The rich man in his castle, the poor man at his gate,

God made them high and lowly, and ordered their estate.

Requiring grammar schools to sponsor schools in disadvantaged communities could easily be seen as patronising or condescending.  In a more cynical moment I think the idea is just a way of keeping people on board; the newly opened grammar school will never really be taken to task if they simply don’t bother.  Grammar schools and those in disadvantaged communities are two very different propositions.  They require different knowledge and skill sets as some grammar schools forming MATs have found out.

Sadly, I can already hear a number of headteachers saying, “Why bother?”  Another straw on the camel’s back will lead to some announcing their resignation or retirement.  The storm threatening education, enough high quality leaders and teachers, will deepen and further increase in ferocity.

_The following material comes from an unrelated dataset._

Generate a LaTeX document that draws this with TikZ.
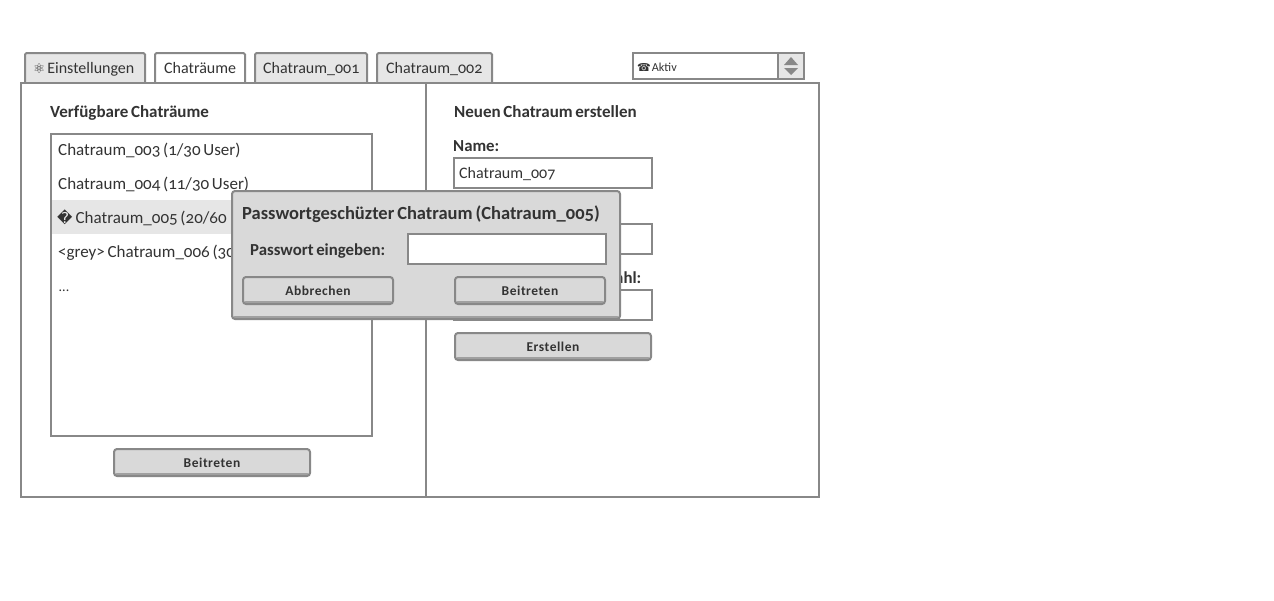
\documentclass[tikz,border=0pt]{standalone}
\usepackage{fontspec}
\setmainfont[Numbers=OldStyle,WordSpace=0.7]{Carlito}
\newfontfamily\symfont{DejaVu Sans}
\newfontfamily\btnfont[Numbers=OldStyle,LetterSpace=4]{Carlito}
\definecolor{linegray}{HTML}{888888}
\definecolor{lipgray}{HTML}{A0A0A0}
\definecolor{textgray}{HTML}{333333}
\definecolor{tabgray}{HTML}{E6E6E6}
\definecolor{btngray}{HTML}{D9D9D9}
\tikzset{
	box/.style={draw=linegray,line width=2pt,fill=white,inner sep=0pt},
	tabline/.style={draw=linegray,line width=2pt,rounded corners=1.5pt},
	btn/.style={draw=linegray,line width=2pt,fill=btngray,rounded corners=3pt,inner sep=0pt,
		text=textgray,font=\btnfont\bfseries\fontsize{13.5}{16}\selectfont,
		path picture={\fill[lipgray] ([yshift=3pt]path picture bounding box.south west)
			rectangle (path picture bounding box.south east);}},
	txt/.style={anchor=base west,inner sep=0pt,text=textgray,font=\fontsize{17}{20}\selectfont},
	tabtxt/.style={txt,font=\fontsize{16}{20}\selectfont},
	head/.style={txt,font=\bfseries\fontsize{17}{20}\selectfont},
	label/.style={txt,font=\bfseries\fontsize{16.8}{20}\selectfont},
}
\begin{document}
\begin{tikzpicture}[x=1pt,y=-1pt]
	\useasboundingbox (0,0) rectangle (1274,600);
	% tabs
	\foreach \l/\r/\c in {25/145/tabgray,155/245/white,255/367/tabgray,377/492/tabgray}
		\draw[tabline,fill=\c] (\l,84)--(\l,53)--(\r,53)--(\r,84);
	\node[tabtxt] (tabSettings) at (33,73) {{\symfont\fontsize{13.5}{14}\selectfont ⚛}\hspace{2pt}Einstellungen};
	\node[tabtxt] (tabRooms) at (164,73) {Chaträume};
	\node[tabtxt] (tabRoomA) at (263,73) {Chatraum\_001};
	\node[tabtxt] (tabRoomB) at (386,73) {Chatraum\_002};
	% status box
	\fill[tabgray] (778,53) rectangle (804,79);
	\draw[box,fill=none] (633,53) rectangle (804,79);
	\draw[linegray,line width=2pt] (778,53)--(778,79);
	\fill[linegray] (791,57)--(798,65)--(784,65)--cycle;
	\fill[linegray] (784,68)--(798,68)--(791,75)--cycle;
	\node[txt,font=\fontsize{12.2}{14}\selectfont] (status) at (637,71) {{\symfont\fontsize{11}{12}\selectfont ☎}\hspace{1pt}Aktiv};
	% panes
	\draw[box] (21,83) rectangle (819,497);
	\draw[linegray,line width=2pt] (426,83)--(426,497);
	% left pane
	\node[head] (roomsHead) at (50,117) {Verfügbare Chaträume};
	\draw[box] (51,134) rectangle (372,436);
	\fill[tabgray] (52,200) rectangle (371,234);
	\node[txt] (roomC) at (58,155) {Chatraum\_003 (1/30 User)};
	\node[txt] (roomD) at (58,189) {Chatraum\_004 (11/30 User)};
	\node[txt] (roomE) at (57,223) {{\symfont\fontsize{15}{16}\selectfont �}\hspace{3pt}Chatraum\_005 (20/60};
	\node[txt] (roomF) at (58,257) {<grey> Chatraum\_006 (30};
	\node[txt,font=\fontsize{14}{16}\selectfont] (roomMore) at (58.5,291) {...};
	\node[btn,minimum width=196pt,minimum height=27pt] (joinList) at (212,462.5) {Beitreten};
	% right pane
	\node[head] (newHead) at (454,117) {Neuen Chatraum erstellen};
	\node[label] (nameLabel) at (453,151) {Name:};
	\node[box,minimum width=198pt,minimum height=30pt] (nameInput) at (553,173) {};
	\node[txt,font=\fontsize{16}{18}\selectfont] (nameText) at (459,178) {Chatraum\_007};
	\node[box,minimum width=198pt,minimum height=30pt] (pwInput) at (553,239) {};
	\node[label,anchor=base east] (countLabel) at (641.5,283) {ahl:};
	\node[box,minimum width=198pt,minimum height=30pt] (countInput) at (553,305) {};
	\node[btn,minimum width=196pt,minimum height=27pt] (create) at (553,346.5) {Erstellen};
	% dialog
	\node[btn,minimum width=388pt,minimum height=128pt] (dialog) at (426,255) {};
	\node[head,font=\bfseries\fontsize{18.5}{22}\selectfont] (dialogHead) at (242,219) {Passwortgeschüzter Chatraum (Chatraum\_005)};
	\node[label] (pwLabel) at (250,255) {Passwort eingeben:};
	\node[box,minimum width=198pt,minimum height=30pt] (dialogInput) at (507,249) {};
	\node[btn,minimum width=150pt,minimum height=27pt] (cancel) at (318,290.5) {Abbrechen};
	\node[btn,minimum width=150pt,minimum height=27pt] (join) at (530,290.5) {Beitreten};
\end{tikzpicture}
\end{document}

More grammar schools or any other change in school structure won’t answer the key challenges schools are facing.  If there’s a spare £50 million knocking about, add in an equivalent amount for Shanghai Mathematics (with no time for training), no more mad Troops to Teachers or excessive training bursaries to students who then decide not to teach; we could start hammering down the door of sufficiency that will undermine any proposed Fairer Funding scheme.  Putting my angst and bias all in a sentence; how has Blackpool, the most deprived local authority in England, ended up with some of the worst funding?   

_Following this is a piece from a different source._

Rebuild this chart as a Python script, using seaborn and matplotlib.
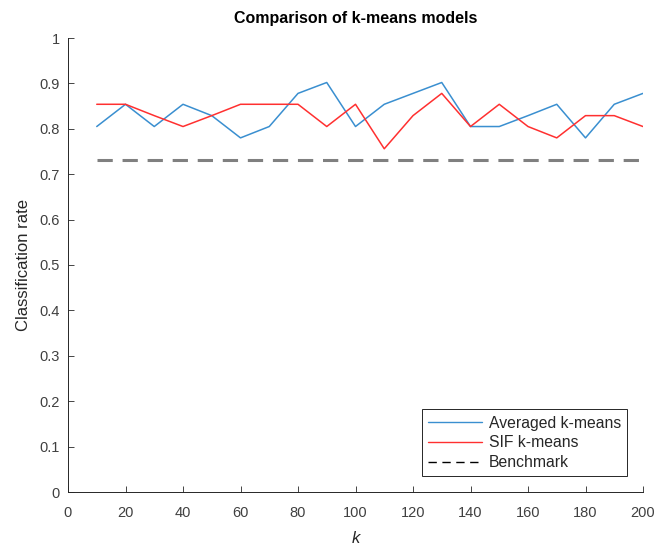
import matplotlib
matplotlib.use("Agg")
import matplotlib.pyplot as plt
import seaborn as sns
import pandas as pd
import numpy as np

k_values = [10, 20, 30, 40, 50, 60, 70, 80, 90, 100, 110, 120, 130, 140, 150, 160, 170, 180, 190, 200]
averaged_kmeans = [0.805, 0.854, 0.805, 0.854, 0.829, 0.780, 0.805, 0.878, 0.902, 0.805,
                   0.854, 0.878, 0.902, 0.805, 0.805, 0.829, 0.854, 0.780, 0.854, 0.878]
sif_kmeans = [0.854, 0.854, 0.829, 0.805, 0.829, 0.854, 0.854, 0.854, 0.805, 0.854,
              0.756, 0.829, 0.878, 0.805, 0.854, 0.805, 0.780, 0.829, 0.829, 0.805]
benchmark = 0.732
series_names = ["Averaged k-means", "SIF k-means", "Benchmark"]

sns.set_style("white")
plt.rcParams['font.family'] = ['Liberation Sans', 'DejaVu Sans']

df = pd.DataFrame({
    "k": k_values * 3,
    "rate": averaged_kmeans + sif_kmeans + [benchmark] * len(k_values),
    "model": [series_names[0]] * 20 + [series_names[1]] * 20 + [series_names[2]] * 20,
})

fig = plt.figure(figsize=(6.57, 5.45), dpi=100)
ax = fig.add_axes([68/657, 1 - 492/545, (643-68)/657, (492-38)/545])

sns.lineplot(data=df[df.model == series_names[0]], x="k", y="rate", color="#3a8fd0", lw=1.1, ax=ax, label=series_names[0])
sns.lineplot(data=df[df.model == series_names[1]], x="k", y="rate", color="#ff3030", lw=1.1, ax=ax, label=series_names[1])
sns.lineplot(data=df[df.model == series_names[2]], x="k", y="rate", color="#808080", lw=2.2, ax=ax,
             label=series_names[2], linestyle=(0, (5, 3.2)))

ax.set_xlim(0, 200)
ax.set_ylim(0, 1)
ax.set_xticks(np.arange(0, 201, 20))
ax.set_yticks(np.arange(0, 1.01, 0.1))
ax.set_yticklabels(["0", "0.1", "0.2", "0.3", "0.4", "0.5", "0.6", "0.7", "0.8", "0.9", "1"])
ax.tick_params(direction="in", length=4, width=0.6, colors="#262626", labelsize=10.5,
               top=False, right=False, bottom=True, left=True, labelcolor="#404040")
ax.tick_params(axis="x", pad=10)
ax.tick_params(axis="y", pad=6)
for name, s in ax.spines.items():
    s.set_color("#262626")
    s.set_linewidth(0.7)
    s.set_visible(name in ("left", "bottom"))

ax.set_xlabel("k", fontsize=12, style="italic", color="#262626", labelpad=8)
ax.set_ylabel("Classification rate", fontsize=12, color="#262626", labelpad=6)
ax.set_title("Comparison of k-means models", fontsize=11.5, fontweight="bold", color="black", pad=11)

leg = ax.legend(loc="lower right", fontsize=11.3, frameon=True, fancybox=False,
                edgecolor="#262626", framealpha=1, borderpad=0.4, handlelength=3.4,
                labelspacing=0.3, borderaxespad=1.0, handletextpad=0.45)
leg.get_frame().set_linewidth(0.7)
handles = leg.legend_handles if hasattr(leg, "legend_handles") else leg.legendHandles
handles[2].set_color("black")
handles[2].set_linewidth(1.0)
handles[2].set_linestyle((0, (6, 4)))
handles[0].set_linewidth(1.0)
handles[1].set_linewidth(1.0)

fig.savefig("out.png", dpi=100, facecolor="white")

My only hope is that the fraught political path from Green paper to an amendment of legislation will scupper this madness.  Alternatively, another daft idea, which also never gets implemented, comes along.  Why do politicians keep making all these structural changes?  Because they can and they don’t know what else to do.  A suggestion: trust school leaders and teachers, stop wasting our time and so much public money and let’s focus on the quality of teaching and learning received by every child not just a chosen few.



4 thoughts on “Exclusive: My Debt to Comprehensive Schools

  1. An excellent piece. I fully agree with your comments. I find it amazing the government stops fair funding processes but finds money for Grammar schools. Everyone knows you need time for things to be embedded before you make more changes. We already have KS3 and KS4 changes, new grading systems to cope with, EBacc….. And who is going to benefit from more grammars? Students? I doubt it!

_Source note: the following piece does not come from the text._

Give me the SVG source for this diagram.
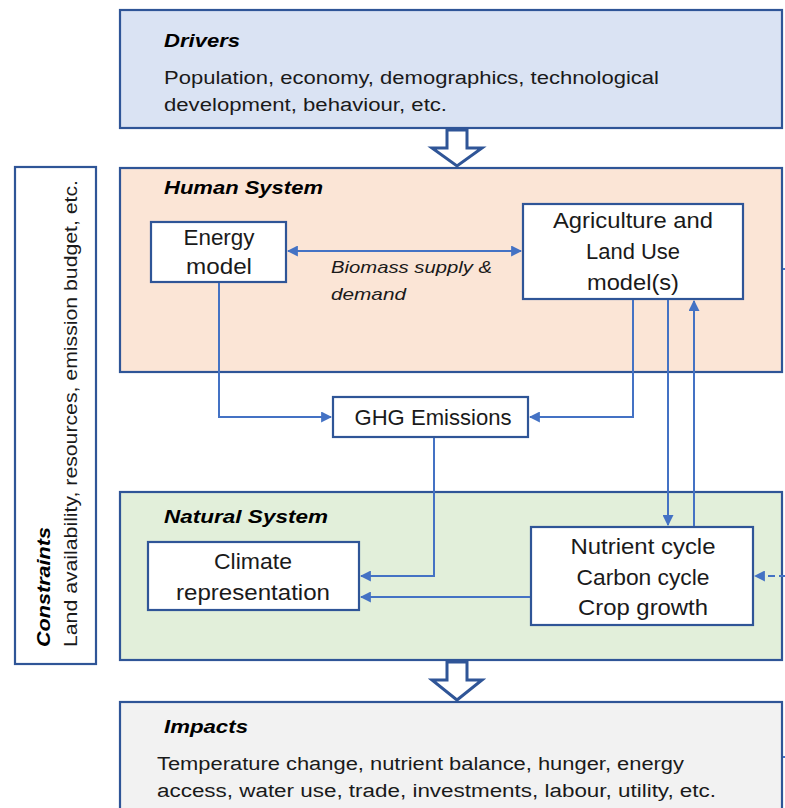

    Posted by Severine Bouclier | September 11, 2016, 8:43 am
    • Sooooo upset by this. I have been ranting all weekend. Michael Wilshaw’s comments on Radio 4 were also, despite being valid, too weak. Hugely disappointed. Why are such highly educated individuals so ultra simplistic in their response to social issues. We are looking at a hugely complex system which has society, family, faith, technology, local and national politics, economics, geography (and more), ALL impacting hugely on outcomes whilst our esteemed politicians over simplify the issue and look to schools to be the solution to everything. So NARROW minded and shockingly short sighted.
      At the same time – had Theresa May suggested that a way forward might be in creating EXCELLENT SCHOOLS to help develop Low and Middle Attainers first (before looking after the high attainers who are already independent learners who have many strategies for progress) then she may have cottoned on to something we are lacking.
      Why are we giving more privilege to the privileged???? ( I may have answered my own question there).

      Thank you Steve for being a voice for so many. If we can rally this voice further please let me know.

      Posted by Anna McDonnell (formerly Back) | September 11, 2016, 12:06 pm
      • Headteachers’ Roundtable members have had plenty to say. They are unlikely to remain quite in the future. Thanks for leaving the extended comment. Regards Stephen

        Posted by LeadingLearner | September 11, 2016, 12:30 pm
  2. There seem to be increasing calls from influential people for Heads to work together on this. Where I live in Oxfordshire why can’t all the Heads get together and make a declaration that none of them will select? It would be a lot more difficult to open a new school and campaigners could add “waste of money” to all the other objections.